Each is provided in the three precision modes, double, fixed multiple, and adaptive. Since we are using the AMPTracker in this tutorial, we will of course use the adaptive endgame. I really like the Cauchy endgame, so we’re in the land of the AMPCauchyEG.
Example¶
Form a system¶
The Griewank-Osborne system has one multiplicity-three singular solution at the origin [GO83]. It comes pre-built for us as part of Bertini2’s C++ core, and is accessible by peeking into the precon module.
Todo
expose the precon namespace. it’s a 1-hour task, and danielle 😈 should do it.
Let’s build it from scratch, for the practice.
import pybertini
gw = pybertini.System()
x = pybertini.Variable("x")
y = pybertini.Variable("y")
vg = pybertini.VariableGroup()
vg.append(x)
vg.append(y)
gw.add_variable_group(vg)
gw.add_function(pybertini.multiprec.Rational(29,16)*x**3 - 2*x*y)
gw.add_function(y - x**2)
Form a start system and homotopy¶
Next, we make the total degree start system for gw, and couple it using the gamma trick [MS87] and a path variable.
t = pybertini.Variable('t')
td = pybertini.system.start_system.TotalDegree(gw)
gamma = pybertini.function_tree.symbol.Rational.rand()
hom = (1-t)*gw + t*gamma*td
hom.add_path_variable(t)
🛤 Track to the endgame boundary¶
Make a tracker. I use adaptive precision a lot, so we’ll roll with that. There are also double and fixed-multiple versions. See the other tutorials or the detailed documentation.
tr = pybertini.tracking.AMPTracker(hom)
start_time = pybertini.multiprec.Complex("1")
eg_boundary = pybertini.multiprec.Complex("0.1")
midpath_points = [None]*td.num_start_points()
for ii in range(td.num_start_points()):
midpath_points[ii] = pybertini.multiprec.Vector()
code = tr.track_path(result=midpath_points[ii], start_time=start_time, end_time=eg_boundary, start_point=td.start_point_mp(ii))
if code != pybertini.tracking.SuccessCode.Success:
print('uh oh, tracking a path before the endgame boundary failed, successcode ' + code)
🎮 Use the endgame¶
To make an endgame, we need to feed it the tracker that is used to run. There are also config structs to play with, that control the way things are computed.
eg = pybertini.endgame.AMPCauchyEG(tr)
# make an observer to be able to see what's going on inside
ob = pybertini.endgame.observers.amp_cauchy.GoryDetailLogger()
eg.add_observer(ob)
Since the endgame hasn’t been run yet things are empty and default:
assert(eg.cycle_number()==0)
assert(eg.final_approximation()==pybertini.minieigen.VectorXmp())
The endgames are used by invoking run, feeding it the point we are tracking on, the time we are at, and the time we want to track to.
final_points = []
target_time = pybertini.multiprec.Complex(0)
codes = []
for ii in range(td.num_start_points()):
eg_boundary.precision( midpath_points[ii][0].precision())

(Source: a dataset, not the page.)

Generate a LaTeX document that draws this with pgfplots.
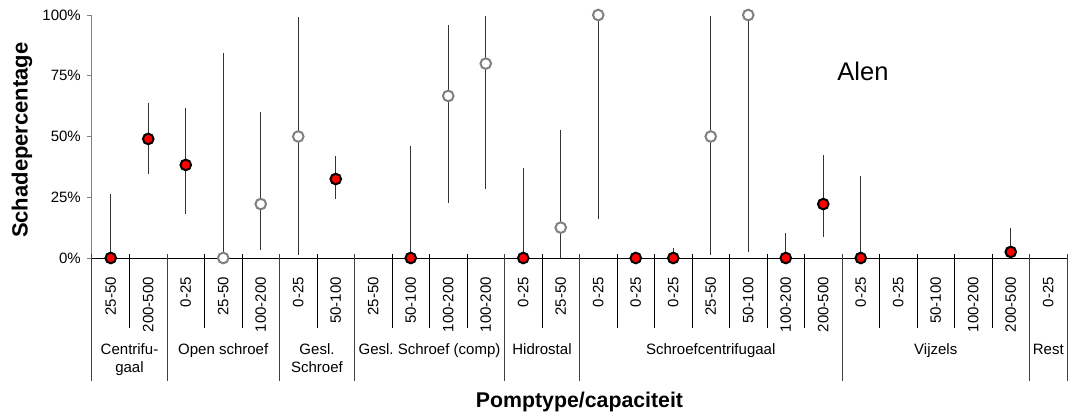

target_time.precision( midpath_points[ii][0].precision())
print('before {} {} {}'.format(eg_boundary.precision(), target_time.precision(), midpath_points[ii][0].precision()))
codes.append(eg.run(start_time=eg_boundary, target_time=target_time, start_point=midpath_points[ii]))
print('path {} -- code {}'.format(ii,codes[-1]))
print(eg.final_approximation())
# final_points.append(copy.deep_copy(eg.final_approximation()))
print('after {} {} {}'.format(eg_boundary.precision(), target_time.precision(), midpath_points[ii][0].precision()))
Todo
the endgame returns its final_approximation by reference, so capturing its value into a list makes many references to this internal variable, not copies of the point. so, one should take deepcopy’s of the vector, but they are not currently pickleable due to the complex multiprecision class. an issue has been filed (#148) and this issue will be solved shortly (danielle, 20180227)
Conclusion¶
Using a singular endgame, we can compute singular endpoints of homotopy paths. What an age to live in! 🌌
📚 Further reading¶
The following three papers (cited above) laid the foundation for endgames and computation of singular endpoints:
Computing singular solutions to nonlinear analytic systems [MSW90]
Computing singular solutions to polynomial systems [MSW92b]
A power series method for computing singular solutions to nonlinear analytic systems [MSW92a].
👣 Footnotes¶
- 1
No, we don’t actually invert the Jacobian in practice while solving the Davidenko differential equation, but numerical issues exist no matter which method you use to solve the system.